_Set exercise_
Give again only the lines running from the one with "Generate a Python" through the one with "from matplotlib.path import Path", inclusive. Omit every picture.
▬▬▬▬▬▬
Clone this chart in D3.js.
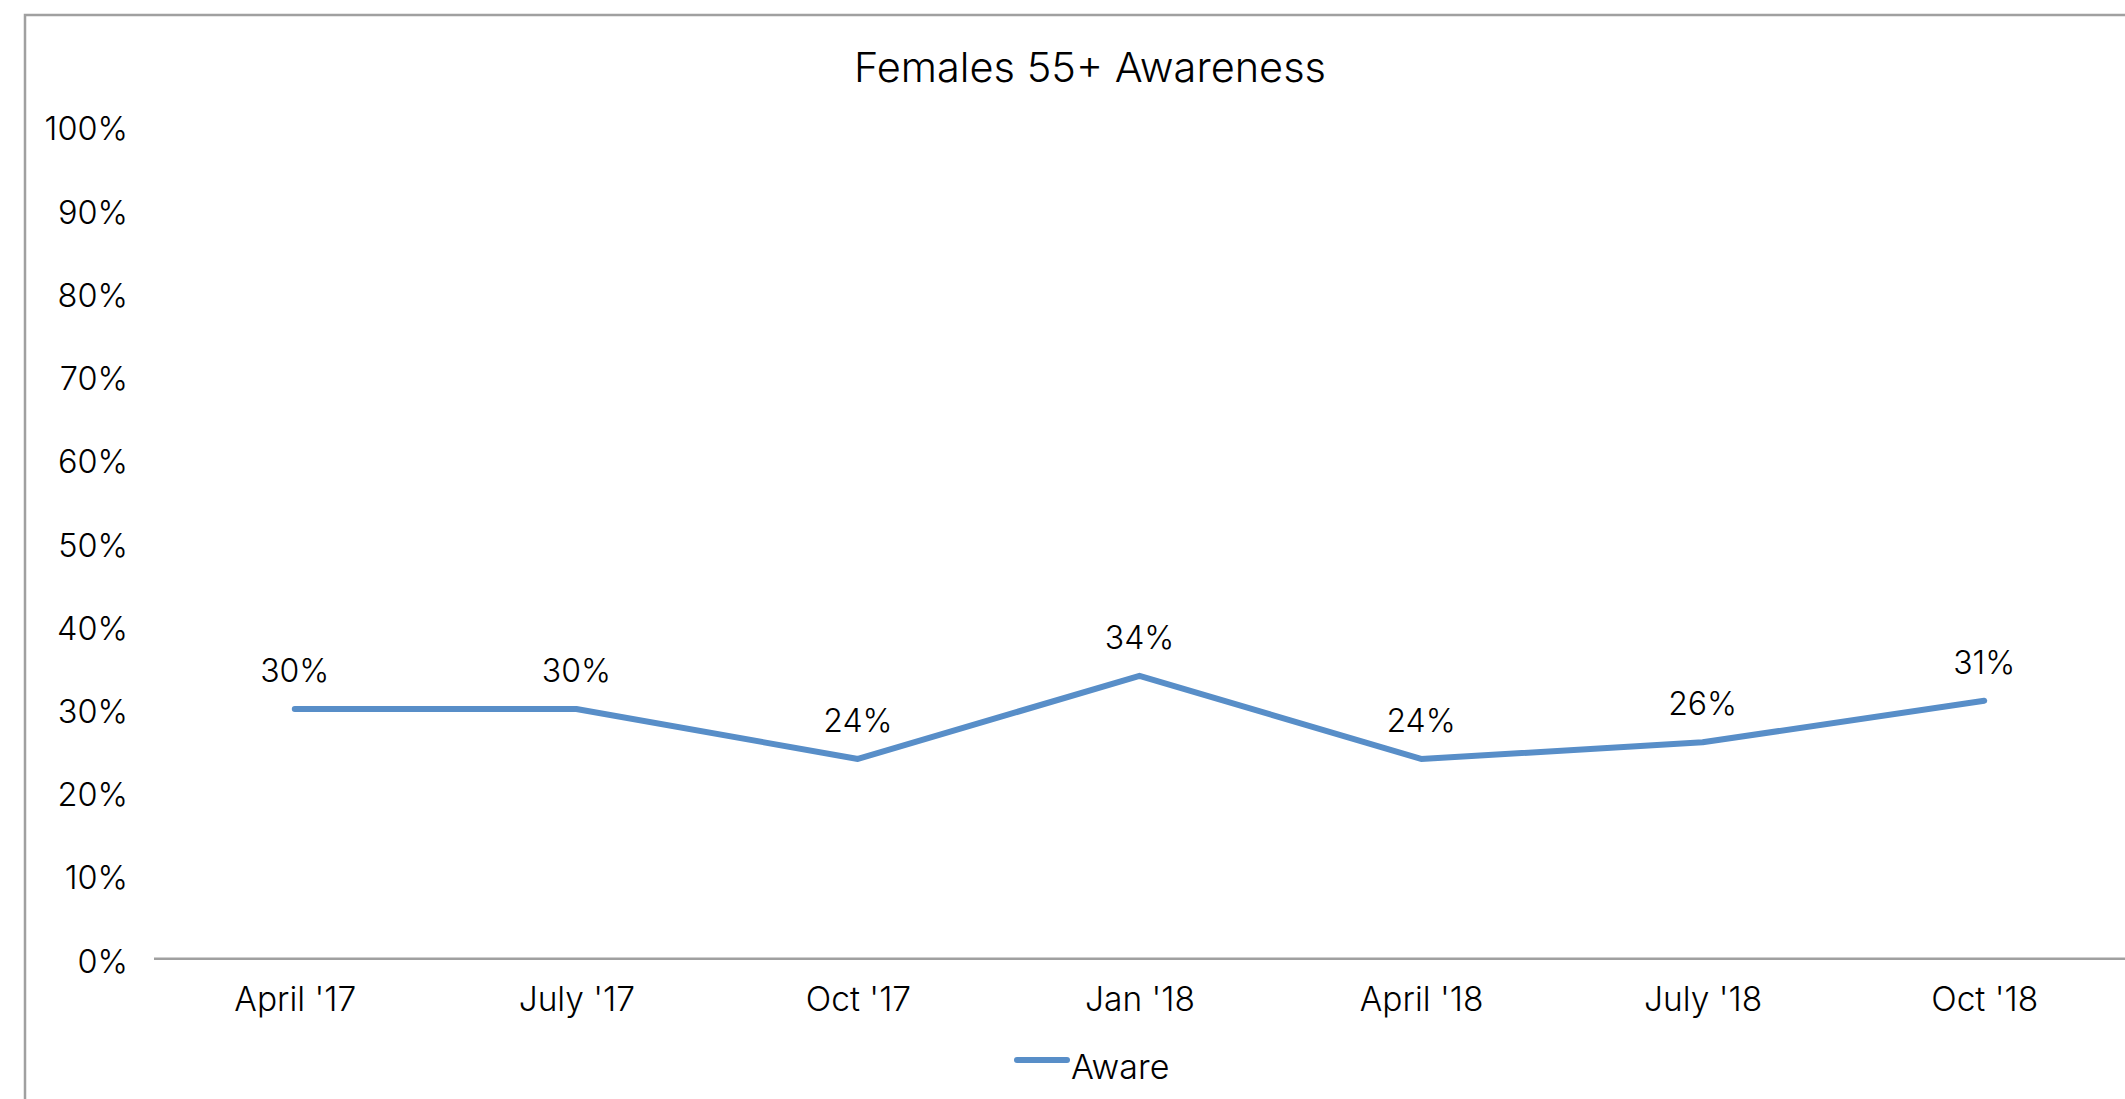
<!DOCTYPE html>
<html>
<head>
<meta charset="utf-8">
<script src="https://cdn.jsdelivr.net/npm/d3@7"></script>
<style>
  body { margin: 0; background: #fff; }
  text { font-family: Inter, "Open Sans", sans-serif; fill: #000; font-weight: 300; }
</style>
</head>
<body>
<div id="chart"></div>
<script>
// Chart data
let categories = ["April '17", "July '17", "Oct '17", "Jan '18", "April '18", "July '18", "Oct '18"];
let aware = [30, 30, 24, 34, 24, 26, 31];
let yTicks = [0, 10, 20, 30, 40, 50, 60, 70, 80, 90, 100];
let seriesName = "Aware";
let title = "Females 55+ Awareness";

let width = 2125, height = 1099;
let lineColor = "#588ec8";

let svg = d3.select("#chart").append("svg")
	.attr("width", width)
	.attr("height", height);

// chart frame
svg.append("rect")
	.attr("x", 25).attr("y", 15)
	.attr("width", width + 40).attr("height", height + 40)
	.attr("fill", "none")
	.attr("stroke", "#a0a0a0")
	.attr("stroke-width", 2.5);

let plot = { left: 154, right: 2125, top: 126.5, bottom: 958.7 };

let x = d3.scalePoint()
	.domain(categories)
	.range([plot.left, plot.right])
	.padding(0.5);

let y = d3.scaleLinear()
	.domain([0, 100])
	.range([plot.bottom, plot.top]);

// title
svg.append("text")
	.attr("x", 1090).attr("y", 82)
	.attr("text-anchor", "middle")
	.style("font-size", "41.5px")
	.text(title);

// y axis labels
let yAxis = svg.append("g")
	.attr("transform", "translate(" + plot.left + ",3)")
	.call(d3.axisLeft(y).tickValues(yTicks).tickFormat(d => d + "%").tickSize(0).tickPadding(26));
yAxis.select(".domain").remove();
yAxis.selectAll("text").style("font-size", "32.5px");

// x axis
let xAxis = svg.append("g")
	.attr("transform", "translate(0," + plot.bottom + ")")
	.call(d3.axisBottom(x).tickSize(0).tickPadding(29));
xAxis.select(".domain")
	.attr("stroke", "#a0a0a0")
	.attr("stroke-width", 2.5)
	.attr("d", "M" + plot.left + ",0H" + plot.right);
xAxis.selectAll("text").style("font-size", "33.5px");

// series line
let line = d3.line()
	.x((d, i) => x(categories[i]))
	.y(d => y(d));

svg.append("path")
	.datum(aware)
	.attr("d", line)
	.attr("fill", "none")
	.attr("stroke", lineColor)
	.attr("stroke-width", 6)
	.attr("stroke-linecap", "round")
	.attr("stroke-linejoin", "round");

// data labels
svg.selectAll(".lbl")
	.data(aware)
	.enter().append("text")
	.attr("class", "lbl")
	.attr("x", (d, i) => x(categories[i]))
	.attr("y", d => y(d) - 27)
	.attr("text-anchor", "middle")
	.style("font-size", "32px")
	.text(d => d + "%");

// legend
let legend = svg.append("g");
legend.append("line")
	.attr("x1", 1017).attr("x2", 1067)
	.attr("y1", 1060).attr("y2", 1060)
	.attr("stroke", lineColor)
	.attr("stroke-width", 6)
	.attr("stroke-linecap", "round");
legend.append("text")
	.attr("x", 1071).attr("y", 1079)
	.style("font-size", "34px")
	.text(seriesName);
</script>
</body>
</html>
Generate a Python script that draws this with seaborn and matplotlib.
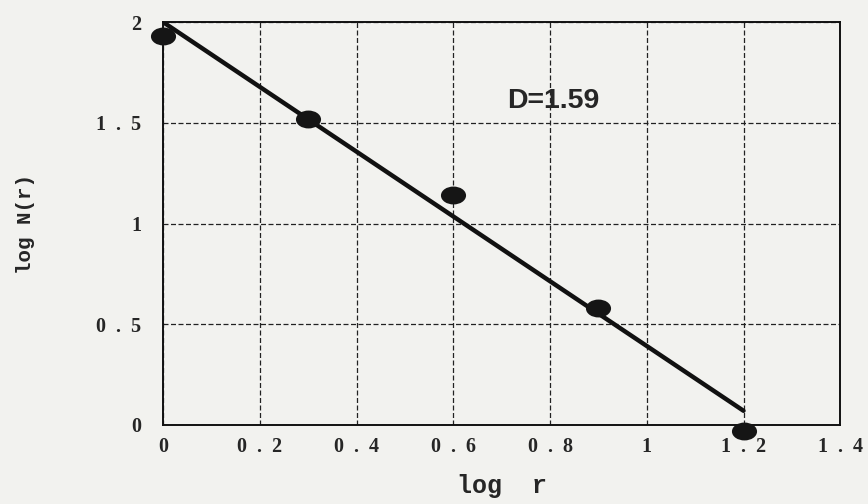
import numpy as np
import pandas as pd
import matplotlib
matplotlib.use("Agg")
import matplotlib.pyplot as plt
import seaborn as sns
from matplotlib.path import Path

# measured points (log r, log N(r))
log_r = [0.0, 0.3, 0.6, 0.9, 1.2]
log_n = [1.93, 1.52, 1.14, 0.58, -0.03]

# fitted line end points
fit_r = [0.0, 1.2]
fit_n = [2.0, 0.07]

x_ticks = [0, 0.2, 0.4, 0.6, 0.8, 1.0, 1.2, 1.4]
x_tick_labels = ["0", "0  .  2", "0  .  4", "0  .  6", "0  .  8", "1", "1  .  2", "1  .  4"]
y_ticks = [0, 0.5, 1, 1.5, 2]
y_tick_labels = ["0", "0  .  5", "1", "1  .  5", "2"]

slope_label = "D=1.59"

sns.set_style("white")
plt.rcParams["font.family"] = ["Liberation Serif", "DejaVu Serif"]

paper = "#f2f2ef"
fig = plt.figure(figsize=(8.68, 5.04), dpi=100, facecolor=paper)
ax = fig.add_axes([0.188, 0.157, 0.78, 0.799])
ax.set_facecolor(paper)

# wide ellipse marker like the original
circle = Path.unit_circle()
ellipse = Path(circle.vertices * np.array([1.45, 1.0]), circle.codes)

pts = pd.DataFrame({"log_r": log_r, "log_n": log_n})
fit = pd.DataFrame({"log_r": fit_r, "log_n": fit_n})

sns.lineplot(data=fit, x="log_r", y="log_n", ax=ax, color="#111111", linewidth=3.2, zorder=3)
sns.scatterplot(data=pts, x="log_r", y="log_n", ax=ax, marker=ellipse, s=280,
                color="#151515", edgecolor="#151515", zorder=4, clip_on=False)

ax.set_xlim(0, 1.4)
ax.set_ylim(0, 2)
ax.set_xticks(x_ticks)
ax.set_xticklabels(x_tick_labels)
ax.set_yticks(y_ticks)
ax.set_yticklabels(y_tick_labels)
ax.tick_params(axis="x", length=0, pad=9, labelsize=14.5)
ax.tick_params(axis="y", length=0, pad=16, labelsize=14.5)
for lbl in ax.get_xticklabels() + ax.get_yticklabels():
    lbl.set_fontweight("bold")

ax.grid(True, linestyle=(0, (4, 2)), color="#222222", linewidth=0.9)
for s in ax.spines.values():
    s.set_visible(True)
    s.set_color("#111111")
    s.set_linewidth(1.4)

ax.set_xlabel("log  r", fontsize=18, fontweight="bold", family="Liberation Mono", labelpad=12)
ax.set_ylabel("log N(r)", fontsize=15, fontweight="bold", family="Liberation Mono")
ax.yaxis.set_label_coords(-0.19, 0.5)

ax.text(0.711, 1.61, slope_label, fontsize=20.5, fontweight="bold",
        family="Liberation Sans", va="center", ha="left")

fig.savefig("out.png", dpi=100, facecolor=paper)
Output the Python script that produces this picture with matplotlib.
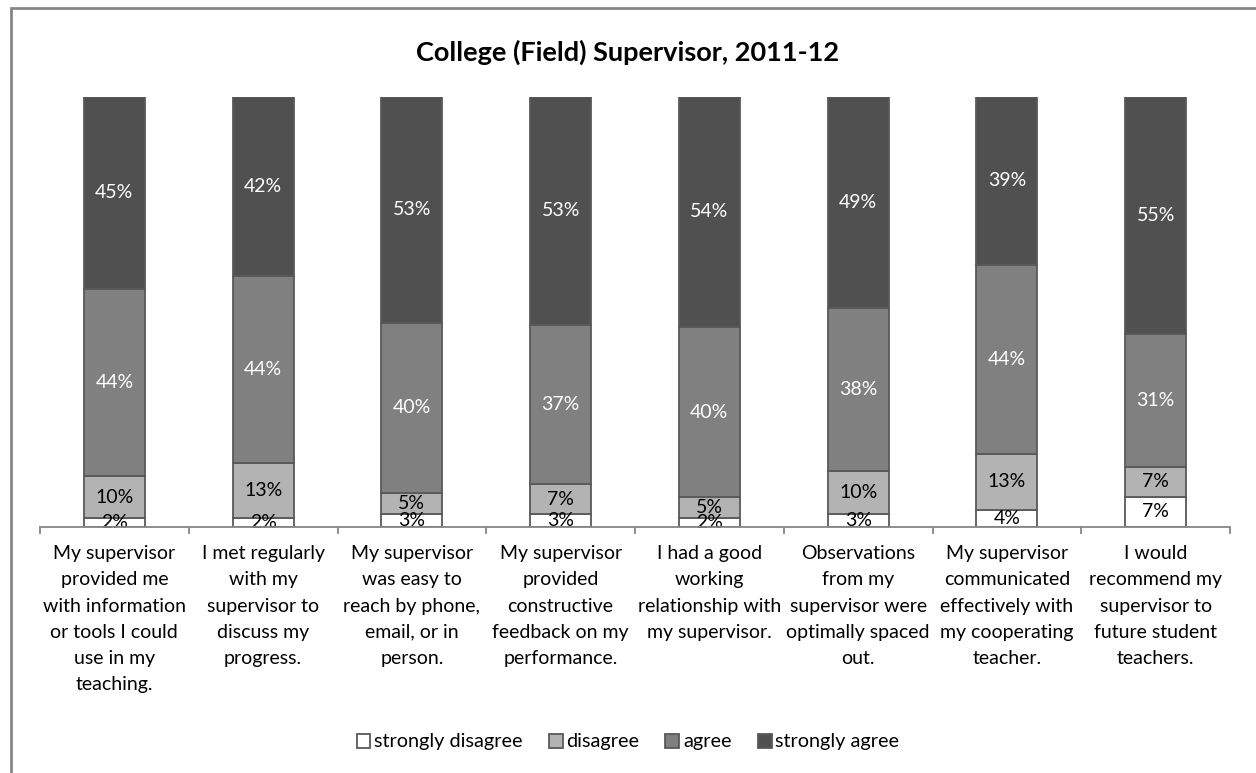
▬▬▬▬▬▬
_Task solution_
Generate a Python script that draws this with seaborn and matplotlib.
import numpy as np
import pandas as pd
import matplotlib
matplotlib.use("Agg")
import matplotlib.pyplot as plt
import seaborn as sns
from matplotlib.path import Path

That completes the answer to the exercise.